Author Biographies

Whitney Blaisdell is a former public-school teacher and award-winning PhD Candidate in the Faculty of Education at the University of Regina. She has a research interest in play. Her arts-based doctoral research involves working with children to co-imagine and create reconceptualized, ecocritical child-friendliness in urban centres. Her master’s thesis, (Re)Claiming Play: An Individual and Community Movement Towards Playfulness, informed the co-creation of the community-based organization Project Play YQR.

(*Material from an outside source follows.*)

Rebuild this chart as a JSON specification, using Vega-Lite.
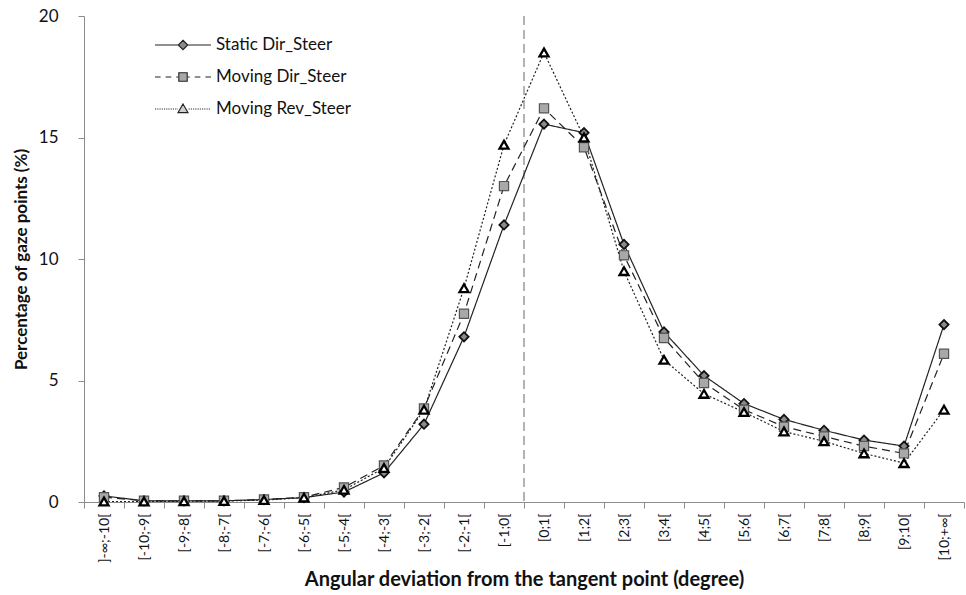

Jessica Madiratta is a PhD candidate in the Faculty of Education at the University of Regina. Her research explores teacher professional development in culturally responsive teaching. Jessica completed her master’s degree in curriculum and instruction at the University of Regina. She has also completed a B.A. with a major in Indigenous Studies at First Nations University of Canada and a B.Ed. at SUNTEP (Saskatchewan Urban Native Teacher Education Program). Jessica works as an Indigenous Advocate teacher and has 14 years of teaching experience.

Avery Matthews is an M.Ed. candidate in the Faculty of Education at the University of Regina. His current research explores professors’ perceptions of generative artificial intelligence in higher academic institutions and the implications for policymakers and assessment methods. Avery Matthews completed his Bachelor of Arts (Honors) in Psychology at the University of Guelph where he undertook a major research project examining the testing effect and distribution-based bifurcation model. His experience in knowledge mobilization across various disciplines provides him with a distinctive viewpoint on inclusive education research.

Dr. Chioma A. I. Olumide-Ajibola is a graduate student in the Teaching, Learning and Leadership Master’s program at the Faculty of Education, University of Regina. She holds multiple degrees in Law (a Bachelor’s, a Master’s, and a PhD) and is called to the Nigerian bar. Her graduate and postgraduate research projects were in International Law, African women and their rights to literacy and education. Chioma has taught as a university lecturer in Nigeria, and describes being drawn to supporting the education of women specifically and the rights of women in general. Her current research at the University of Regina draws on postcolonial and critical frameworks to explore the experiences of African women in Saskatchewan.

Ashlee Sandiford, a Master’s student at the University of Regina, is passionately engaged in examining pedagogy through an anti-racist and anti-oppressive perspective. With extensive teaching experience spanning high school and middle years, Ashlee is committed to challenging social constructs within education. Outside of her academic pursuits, Ashlee embraces an active lifestyle and contributes as an assistant coach for the University of Regina Cougars women's volleyball team.

Hui (Shelley) Xu is a PhD candidate in the Faculty of Education at the University of Regina. Her research explores the intricate dynamics of social interaction and integration of international students in Canada, with a goal of cultivating inclusive learning environments. Hui possesses a rich academic background, having completed a Master’s Degree in Applied Linguistics at Northwest University in China and an MEd at Queen’s University in Canada. This foundation, together with many years of experience teaching English language learners, gives her a unique research perspective.